Session Information
07 SES 14 A, Refugees in/and Education throughout the 20th Century in Europe. Re- and Deconstructions of Discourses and Practices in Educational Contexts
Symposium
Contribution
This paper presents findings from a research project on Belgian refugees during the First World War, more specifically the refugee relief work of the War Refugees Committee Birmingham and District (WRCB), which was responsible for the reception and care of approximately 5,000 Belgian refugees. Both the commemoration of the First World War and the refugee crisis gave the impetus to the project. Central to the study is the concept of ‘refugeedom,’ which can be understood as “a matrix involving administrative practices, legal norms, social relations and refugees’ experiences, and how these have been represented in cultural terms” (Gatrell, 2016, p. 170).
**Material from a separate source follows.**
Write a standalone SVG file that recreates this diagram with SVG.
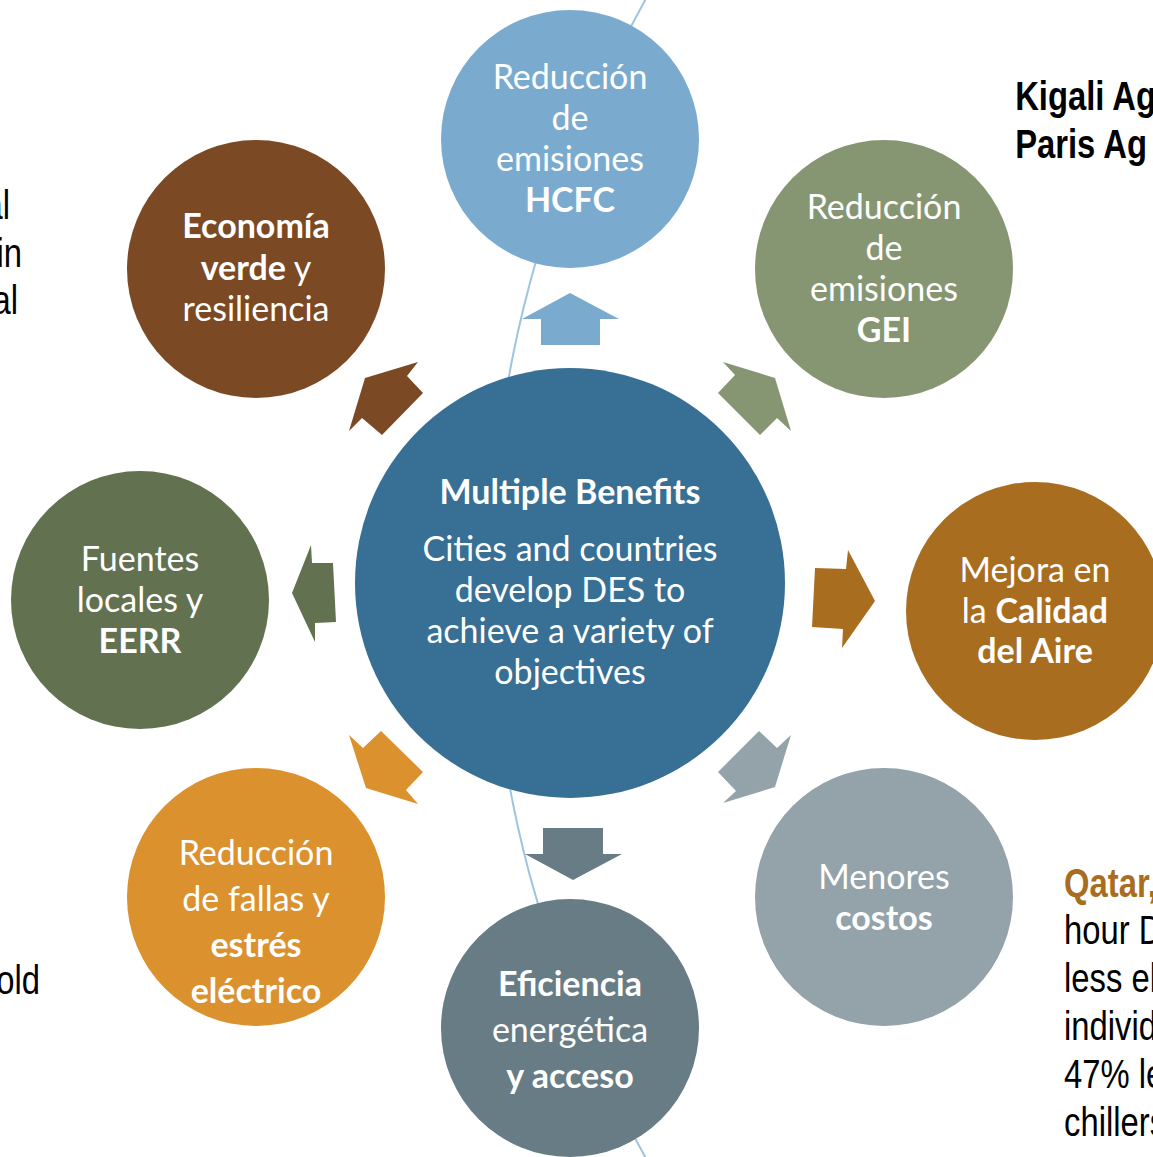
<svg xmlns="http://www.w3.org/2000/svg" width="1153" height="1157" viewBox="0 0 1153 1157">
  <style>
    .lbl{font-family:Lato,"Open Sans","DejaVu Sans",sans-serif;font-size:34px;fill:#fff;text-anchor:middle}
    .b{font-weight:bold}
    .note{font-family:"Liberation Sans",Arial,sans-serif;font-size:40px;fill:#000}
    .note.accent{fill:#a96d20}
    .curve{fill:none;stroke:#9fc4df;stroke-width:2}
  </style>
  <rect width="1153" height="1157" fill="#fff"/>

  <!-- side notes (narrow sans) -->
  <g id="notes" transform="scale(0.82,1)">
    <text class="note" text-anchor="end" x="12.2" y="219">al</text>
    <text class="note" text-anchor="end" x="26.8" y="267">in</text>
    <text class="note" text-anchor="end" x="22" y="314">al</text>
    <text class="note" text-anchor="end" x="48.8" y="994">old</text>
    <text class="note b" x="1238" y="110">Kigali Ag</text>
    <text class="note b" x="1238" y="158">Paris Ag</text>
    <text class="note b accent" x="1297.6" y="897">Qatar,</text>
    <text class="note" x="1297.6" y="944">hour D</text>
    <text class="note" x="1297.6" y="992">less el</text>
    <text class="note" x="1297.6" y="1040">individ</text>
    <text class="note" x="1297.6" y="1088">47% le</text>
    <text class="note" x="1297.6" y="1136">chillers</text>
  </g>

  <!-- thin arc running behind the wheel -->
  <path class="curve" d="M 648 -5 C 438 370, 438 790, 648 1162"/>

  <!-- block arrows from the hub to each benefit -->
  <g id="connectors">
    <polygon fill="#7aabcf" points="570,293 619,319 600,319 600,345 541,345 541,319 522,319"/>
    <polygon fill="#879672" points="723,362 735,375 718,393 760,435 777,418 791,431 775,378"/>
    <polygon fill="#a96d20" points="815,568 846,569 848,550 875,601 842,648 843,629 812,627"/>
    <polygon fill="#93a3a9" points="759,731 777,748 791,735 775,787 723,803 736,791 718,772"/>
    <polygon fill="#677c84" points="543,828 603,828 603,854 622,854 573,880 525,854 543,854"/>
    <polygon fill="#db912d" points="349,735 363,748 381,731 423,772 406,790 418,804 366,788"/>
    <polygon fill="#627150" points="311,545 312,563 333,563 336,622 315,623 315,642 292,593"/>
    <polygon fill="#7b4a25" points="365,378 418,362 407,376 423,393 382,435 362,418 349,431"/>
  </g>

  <g id="hub">
    <circle cx="570" cy="583" r="215" fill="#386f94"/>
    <text class="lbl" x="570" y="504"><tspan class="b">Multiple Benefits</tspan></text>
    <text class="lbl" x="570" y="561">Cities and countries<tspan x="570" dy="41">develop DES to</tspan><tspan x="570" dy="41">achieve a variety of</tspan><tspan x="570" dy="41">objectives</tspan></text>
  </g>

  <g id="hcfc">
    <circle cx="570" cy="139" r="129" fill="#7aabcf"/>
    <text class="lbl" x="570" y="89">Reducción<tspan x="570" dy="41">de</tspan><tspan x="570" dy="41">emisiones</tspan><tspan x="570" dy="41" class="b">HCFC</tspan></text>
  </g>

  <g id="gei">
    <circle cx="884" cy="269" r="129" fill="#879672"/>
    <text class="lbl" x="884" y="219">Reducción<tspan x="884" dy="41">de</tspan><tspan x="884" dy="41">emisiones</tspan><tspan x="884" dy="41" class="b">GEI</tspan></text>
  </g>

  <g id="calidad-aire">
    <circle cx="1035" cy="611" r="129" fill="#a96d20"/>
    <text class="lbl" x="1035" y="582">Mejora en<tspan x="1035" dy="40.5">la <tspan class="b">Calidad</tspan></tspan><tspan x="1035" dy="40.5" class="b">del Aire</tspan></text>
  </g>

  <g id="costos">
    <circle cx="884" cy="897" r="129" fill="#93a3a9"/>
    <text class="lbl" x="884" y="889">Menores<tspan x="884" dy="41" class="b">costos</tspan></text>
  </g>

  <g id="eficiencia">
    <circle cx="570" cy="1028" r="129" fill="#677c84"/>
    <text class="lbl" x="570" y="996"><tspan class="b">Eficiencia</tspan><tspan x="570" dy="46">energética</tspan><tspan x="570" dy="46" class="b">y acceso</tspan></text>
  </g>

  <g id="fallas">
    <circle cx="256" cy="897" r="129" fill="#db912d"/>
    <text class="lbl" x="256" y="865">Reducción<tspan x="256" dy="46">de fallas y</tspan><tspan x="256" dy="45.5" class="b">estrés</tspan><tspan x="256" dy="46" class="b">eléctrico</tspan></text>
  </g>

  <g id="fuentes">
    <circle cx="140" cy="600" r="129" fill="#627150"/>
    <text class="lbl" x="140" y="571">Fuentes<tspan x="140" dy="41">locales y</tspan><tspan x="140" dy="41" class="b">EERR</tspan></text>
  </g>

  <g id="economia">
    <circle cx="256" cy="269" r="129" fill="#7b4a25"/>
    <text class="lbl" x="256" y="238"><tspan class="b">Economía</tspan><tspan x="256" dy="42"><tspan class="b">verde</tspan> y</tspan><tspan x="256" dy="41">resiliencia</tspan></text>
  </g>
</svg>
The aim of the project is to unravel the matrix of the refugeedom that came into existence in Birmingham during the First World War due to the arrival and the long-term stay of Belgian refugees. It takes the local context of Birmingham and the British as well as international socio-political context into account as well as the perspectives of both the refugees and the refugee relief workers. Particularly the latter perspective demonstrates how refugeedom was imbued with philanthropy and educational work. Part of the study, dealing with notions of citizenship and the correlating allocation of social benefits, has been published (De Vuyst, Myers and Van Gorp, 2019). In this paper, we particularly focus on the refugee perspective. Since probably all Belgian refugees have died by now, we decided to interview descendants in order to retrace some of the refugees’ experiences. We paid particularly attention to how the refugee stories and family histories were intertwined and transmitted inter-generationally. In this study, we focus on the oral history account of the descendants of three Belgian families that lived in exile during the First World War, the Van Schoubroeck, Andries and Froumy families respectively. We address three main questions: How did the descendants (re)construct and (re)interpret these stories and memories? What is the personal and present-day significance of these memories for the descendants today? How do these stories and memories contribute to the construction of the aforementioned matrix of refugeedom?
References
De Vuyst, J., Myers, K. & Van Gorp, A. (2019). The paradox of the alien citizen? Access, control and entitlements of Belgian refugees in Birmingham during the First World War. Journal of Refugee Studies (DOI: 10.1093/jrs/fey071, advance article online). Gatrell, P. (2016). Refugees – What’s Wrong with History? Journal of Refugee Studies 30(2): 170–189.